Kevin Duffy 

Working-class fiction has been written out of publishing

Everyone is the poorer for publishers' widespread assumption that nobody wants to read about this part of society
  
  

Durham Castle and Cathedral
'Small northern town' … Durham castle and cathedral. Photograph: Radius Images/Corbis Photograph: Radius Images/Corbis

I have spent the last 25 years selling and then publishing books, so I read with interest Melvyn Bragg's recent comments on working-class characters in fiction being stereotyped and cliched. "All this 'it's grim oop north' sort of stuff. Well, it was a joke once, but we've got to the stage where the working class has been turned into a cliche and it deserves a lot better."

The surprising thing is that his comments are considered newsworthy. We know that literary fiction is the record of the middle classes by the middle classes. Sometimes working-class characters exist, but they are there in the main to be ciphers or consequences. However, though it's not a recent phenomenon, it is getting worse.

Have we all become so anaesthetised to other people's experiences that working-class characters can be reduced to cartoons who have sex with their grandmothers? When the aspirational cry from our leaders is "strivers not skivers", are contemporary writers reflecting society, whether with satire or realism, or is something more pernicious going on?

Publishing is in dire need of readers and yet, because of ingrained perceptions, millions of readers are unable to read about their experiences because those who commission and market new writing feel uncomfortable with something they know so little about.

There is a belief in publishing that books set in the north with working-class characters are too "small" and don't fit the middle-class demographic who will be interested enough to buy such books. My publishing company Bluemoose Books brought out Pig Iron by Benjamin Myers in 2012. I had been told by several agents that nobody would "want to read about a working-class young man from a small northern town". That small northern town is Durham and the book went on to win the inaugural Gordon Burn prize.

Benjamin Myers remarks that "the terms 'working class' and 'northern' have, in the publishing world, become interchangeable – as if the suburban middle class is only a southern social construct; as if 'northern' fiction too has to revert to the same tired themes of old: kestrels, fish suppers and bully-boy brothers."

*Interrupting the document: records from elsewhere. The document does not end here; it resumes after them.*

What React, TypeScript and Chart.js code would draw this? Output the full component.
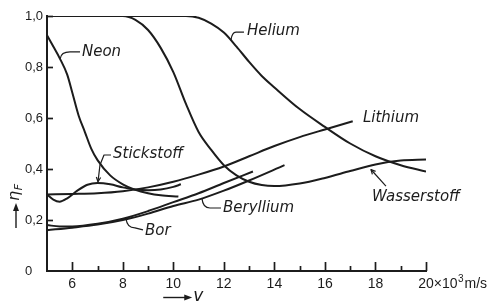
import React, { useEffect, useRef } from 'react';
import { Chart, registerables } from 'chart.js';

Chart.register(...registerables);

const INK = '#1c1c1c';

// ---- data (v in 10^3 m/s, eta_F) ----
const heliumV = [5, 10.5, 11, 11.5, 12, 12.5, 13, 13.5, 14, 15, 16, 17, 18, 19, 20];
const heliumEta = [1.0, 1.0, 0.993, 0.97, 0.935, 0.88, 0.82, 0.765, 0.72, 0.635, 0.565, 0.5, 0.45, 0.415, 0.39];

const wasserV = [5, 8, 8.5, 9, 9.5, 10, 10.5, 11, 11.5, 12, 12.5, 13, 13.5, 14, 15, 16, 17, 18, 19, 20];
const wasserEta = [1.0, 1.0, 0.985, 0.945, 0.875, 0.78, 0.655, 0.545, 0.475, 0.415, 0.375, 0.35, 0.337, 0.333, 0.343, 0.365, 0.392, 0.418, 0.433, 0.437];

const neonV = [5, 5.25, 5.5, 5.8, 6.0, 6.25, 6.5, 6.75, 7.0, 7.5, 8.0, 8.5, 9.0, 9.5, 10.2];
const neonEta = [0.925, 0.88, 0.835, 0.77, 0.7, 0.61, 0.545, 0.48, 0.435, 0.375, 0.34, 0.318, 0.305, 0.297, 0.292];

const stickV = [5, 5.25, 5.5, 5.8, 6.2, 6.6, 7.0, 7.5, 8.0, 8.5, 9.0, 9.5, 10.0, 10.3];
const stickEta = [0.3, 0.28, 0.272, 0.285, 0.315, 0.338, 0.345, 0.34, 0.328, 0.32, 0.317, 0.32, 0.33, 0.34];

const lithiumV = [5, 6, 7, 8, 9, 10, 11, 12, 13, 14, 15, 16, 17.1];
const lithiumEta = [0.3, 0.302, 0.305, 0.313, 0.328, 0.35, 0.378, 0.41, 0.45, 0.49, 0.525, 0.555, 0.587];

const borV = [5, 5.5, 6, 7, 8, 9, 10, 11, 12, 13.15];
const borEta = [0.18, 0.175, 0.175, 0.185, 0.205, 0.235, 0.27, 0.305, 0.345, 0.39];

const berylV = [5, 6, 7, 8, 9, 10, 11, 12, 13, 14.4];
const berylEta = [0.16, 0.17, 0.182, 0.2, 0.225, 0.255, 0.28, 0.315, 0.355, 0.415];

// ---- axes ----
const X_MIN = 5;
const X_MAX = 20;
const Y_MIN = 0;
const Y_MAX = 1;
const xMajorLabels = [6, 8, 10, 12, 14, 16, 18, 20];
const yTickValues = [0, 0.2, 0.4, 0.6, 0.8, 1.0];
const xUnitSuffix = '×10';
const xUnitExp = '3';
const xUnitTail = 'm/s';

// ---- curve labels (anchor: left edge of text, vertical middle; data units) ----
const labelNames = ['Helium', 'Neon', 'Stickstoff', 'Lithium', 'Wasserstoff', 'Beryllium', 'Bor'];
const labelV = [12.915, 6.385, 7.612, 17.505, 17.861, 11.965, 8.878];
const labelEta = [0.941, 0.859, 0.459, 0.6, 0.29, 0.247, 0.157];

// leader lines (data units), arrow flag
const leaderV = [
  [12.796, 12.479, 12.28],
  [6.306, 5.91, 5.52],
  [7.533, 7.256, 7.097, 7.018],
  [],
  [18.415, 17.822],
  [11.886, 11.45, 11.134],
  [8.799, 8.482, 8.126],
];
const leaderEta = [
  [0.937, 0.937, 0.905],
  [0.859, 0.859, 0.832],
  [0.455, 0.455, 0.416, 0.35],
  [],
  [0.333, 0.398],
  [0.247, 0.247, 0.284],
  [0.161, 0.169, 0.207],
];
const leaderArrow = [false, false, true, false, true, false, false];

const pairs = (xs: number[], ys: number[]) => xs.map((v, i) => ({ x: v, y: ys[i] }));

const seriesDefs = [
  { label: 'Helium', v: heliumV, eta: heliumEta },
  { label: 'Wasserstoff', v: wasserV, eta: wasserEta },
  { label: 'Neon', v: neonV, eta: neonEta },
  { label: 'Stickstoff', v: stickV, eta: stickEta },
  { label: 'Lithium', v: lithiumV, eta: lithiumEta },
  { label: 'Bor', v: borV, eta: borEta },
  { label: 'Beryllium', v: berylV, eta: berylEta },
];

const TICK_FONT = '"Liberation Sans", Arial, sans-serif';

const decorPlugin = {
  id: 'decor',
  afterDraw(chart: any) {
    const { ctx, chartArea } = chart;
    const xs = chart.scales.x;
    const ys = chart.scales.y;
    const X = (v: number) => xs.getPixelForValue(v);
    const Y = (v: number) => ys.getPixelForValue(v);
    ctx.save();
    ctx.strokeStyle = INK;
    ctx.fillStyle = INK;
    ctx.lineCap = 'butt';

    // inward x ticks
    ctx.lineWidth = 1.7;
    for (let v = X_MIN + 1; v <= X_MAX; v++) {
      const px = Math.round(X(v)) + 0.5;
      const len = v % 2 === 0 ? 9 : 5;
      ctx.beginPath();
      ctx.moveTo(px, chartArea.bottom);
      ctx.lineTo(px, chartArea.bottom - len);
      ctx.stroke();
    }
    // inward y ticks
    for (const t of yTickValues) {
      if (t <= Y_MIN) continue;
      const py = Math.round(Y(t)) + 0.5;
      ctx.beginPath();
      ctx.moveTo(chartArea.left, py);
      ctx.lineTo(chartArea.left + 6, py);
      ctx.stroke();
    }

    // x unit suffix after "20"
    ctx.font = '13px ' + TICK_FONT;
    ctx.textBaseline = 'middle';
    ctx.textAlign = 'left';
    const lastLbl = String(xMajorLabels[xMajorLabels.length - 1]);
    const w20 = ctx.measureText(lastLbl).width;
    let sx = X(X_MAX) + w20 / 2 + 0.5;
    const sy = chartArea.bottom + 5 + 8.5;
    ctx.font = '14px ' + TICK_FONT;
    ctx.fillText(xUnitSuffix, sx, sy);
    sx += ctx.measureText(xUnitSuffix).width;
    ctx.font = '10px ' + TICK_FONT;
    ctx.fillText(xUnitExp, sx + 0.5, sy - 5);
    sx += ctx.measureText(xUnitExp).width + 1.5;
    ctx.font = '14px ' + TICK_FONT;
    ctx.fillText(xUnitTail, sx, sy);

    // x title: arrow + v
    ctx.lineWidth = 1.4;
    const ax0 = X(9.6), ax1 = X(10.55), ay = 297.5;
    ctx.beginPath();
    ctx.moveTo(ax0, ay);
    ctx.lineTo(ax1, ay);
    ctx.stroke();
    ctx.beginPath();
    ctx.moveTo(ax1 + 5, ay);
    ctx.lineTo(ax1 - 3, ay - 3);
    ctx.lineTo(ax1 - 3, ay + 3);
    ctx.closePath();
    ctx.fill();
    ctx.font = 'italic 17px "DejaVu Sans", sans-serif';
    ctx.textAlign = 'left';
    ctx.fillText('v', ax1 + 6, ay - 1);

    // y title: arrow + eta_F, rotated
    ctx.save();
    ctx.translate(16, 0);
    ctx.beginPath();
    ctx.moveTo(0, 228);
    ctx.lineTo(0, 209);
    ctx.stroke();
    ctx.beginPath();
    ctx.moveTo(0, 203);
    ctx.lineTo(-3, 211);
    ctx.lineTo(3, 211);
    ctx.closePath();
    ctx.fill();
    ctx.translate(0, 201);
    ctx.rotate(-Math.PI / 2);
    ctx.font = 'italic 16px "DejaVu Sans", sans-serif';
    ctx.textAlign = 'left';
    ctx.textBaseline = 'middle';
    ctx.fillText('η', 0, -1);
    const we = ctx.measureText('η').width;
    ctx.font = 'italic 11px "DejaVu Sans", sans-serif';
    ctx.fillText('F', we + 0.5, 3);
    ctx.restore();

    // leaders
    ctx.lineWidth = 1.2;
    ctx.lineJoin = 'round';
    for (let i = 0; i < labelNames.length; i++) {
      const lv = leaderV[i];
      const le = leaderEta[i];
      if (lv.length < 2) continue;
      ctx.beginPath();
      ctx.moveTo(X(lv[0]), Y(le[0]));
      if (lv.length === 3) {
        ctx.lineTo(X(lv[1]), Y(le[1]));
        ctx.quadraticCurveTo(X(lv[2]) + 1, Y(le[1]), X(lv[2]), Y(le[2]));
      } else {
        for (let k = 1; k < lv.length; k++) ctx.lineTo(X(lv[k]), Y(le[k]));
      }
      ctx.stroke();
      if (leaderArrow[i]) {
        const n = lv.length;
        const x1 = X(lv[n - 1]), y1 = Y(le[n - 1]);
        const x0 = X(lv[n - 2]), y0 = Y(le[n - 2]);
        const ang = Math.atan2(y1 - y0, x1 - x0);
        const a = 5;
        ctx.beginPath();
        ctx.moveTo(x1 - a * Math.cos(ang - 0.45), y1 - a * Math.sin(ang - 0.45));
        ctx.lineTo(x1, y1);
        ctx.lineTo(x1 - a * Math.cos(ang + 0.45), y1 - a * Math.sin(ang + 0.45));
        ctx.stroke();
      }
    }

    // labels
    ctx.font = 'italic 15px "DejaVu Sans", sans-serif';
    ctx.textAlign = 'left';
    ctx.textBaseline = 'middle';
    for (let i = 0; i < labelNames.length; i++) {
      ctx.fillText(labelNames[i], X(labelV[i]), Y(labelEta[i]));
    }
    ctx.restore();
  },
};

export default function App() {
  const ref = useRef<HTMLCanvasElement>(null);
  useEffect(() => {
    if (!ref.current) return;
    const chart = new Chart(ref.current, {
      type: 'line',
      data: {
        datasets: seriesDefs.map((s) => ({
          label: s.label,
          data: pairs(s.v, s.eta),
          borderColor: INK,
          borderWidth: 2,
          pointRadius: 0,
          fill: false,
          cubicInterpolationMode: 'monotone' as const,
        })),
      },
      options: {
        responsive: false,
        devicePixelRatio: 1,
        animation: false,
        events: [],
        layout: { padding: { left: 25, right: 65, top: 16, bottom: 0 } },
        plugins: { legend: { display: false }, tooltip: { enabled: false }, title: { display: false } },
        scales: {
          x: {
            type: 'linear',
            min: X_MIN,
            max: X_MAX,
            afterFit: (s: any) => { s.height = 34; },
            grid: { display: false, drawTicks: false },
            border: { display: true, color: INK, width: 2 },
            ticks: {
              stepSize: 1,
              autoSkip: false,
              maxRotation: 0,
              padding: 5,
              color: INK,
              font: { family: TICK_FONT, size: 14 },
              callback: (val: any) => (xMajorLabels.includes(Number(val)) ? String(val) : ''),
            },
          },
          y: {
            type: 'linear',
            min: Y_MIN,
            max: Y_MAX,
            afterFit: (s: any) => { s.width = 22; },
            grid: { display: false, drawTicks: false },
            border: { display: true, color: INK, width: 2 },
            ticks: {
              stepSize: 0.2,
              crossAlign: 'far',
              padding: 5,
              color: INK,
              font: { family: TICK_FONT, size: 13 },
              callback: (val: any) => {
                const n = Number(val);
                if (!yTickValues.some((t) => Math.abs(t - n) < 1e-6)) return '';
                return n === 0 ? '0' : n.toFixed(1).replace('.', ',');
              },
            },
          },
        },
      },
      plugins: [decorPlugin],
    });
    return () => chart.destroy();
  }, []);
  return (
    <canvas
      ref={ref}
      width={491}
      height={305}
      style={{ position: 'absolute', left: 0, top: 0, width: 491, height: 305, background: '#fff' }}
    />
  );
}
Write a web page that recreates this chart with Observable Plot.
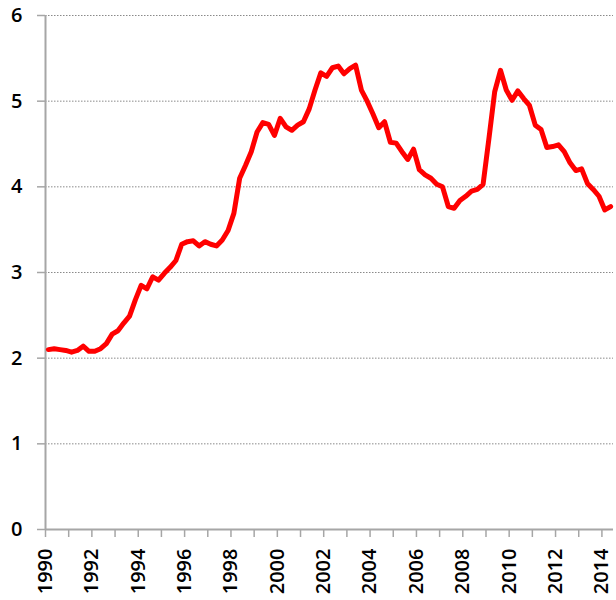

A novel set in the North about working-class characters always attracts those lazy editorial and marketing ciphers "gritty" and "dark". For authors, the "northern" label is inescapable – think of Ross Raisin, author of God's Own Country – but I don't see Zadie Smith categorised as a southern writer.

There is an increasing disconnect between the lives of those who commission books and the real world of readers up and down the country. As Benjamin Myers points out: "Working class does not mean sink estates, lives lived on hire purchase, teenage pregnancy and so forth. The world has changed and the working class has changed: it cannot be so easily categorisable."

An author I publish was told by a very eminent writer with whom she was studying that "literature is always middle class; written about, by and for … " To write in a different way, about different people, the way Ken Loach makes films, is assumed to be political. It is of course no more political than Malcolm Bradbury being angsty on behalf of the intelligentsia in The History Man, but anything that is different is judged by what is deemed to be normal.

Publishing has many challenges confronting it: from online retailers, the digital world and competition from every other entertainment company vying for our money and time. We should just publish great stories that reflect our times and be done with the categorisation of class. Stories can transcend stereotype and cliche if we can be bolder and less blinkered. If marketing considerations take precedence over art then literature contracts, becomes safe and bland. If we are to sell more books we have to turn the gaze away from the assumed audience to a different character. A more interesting and rounded working–class one?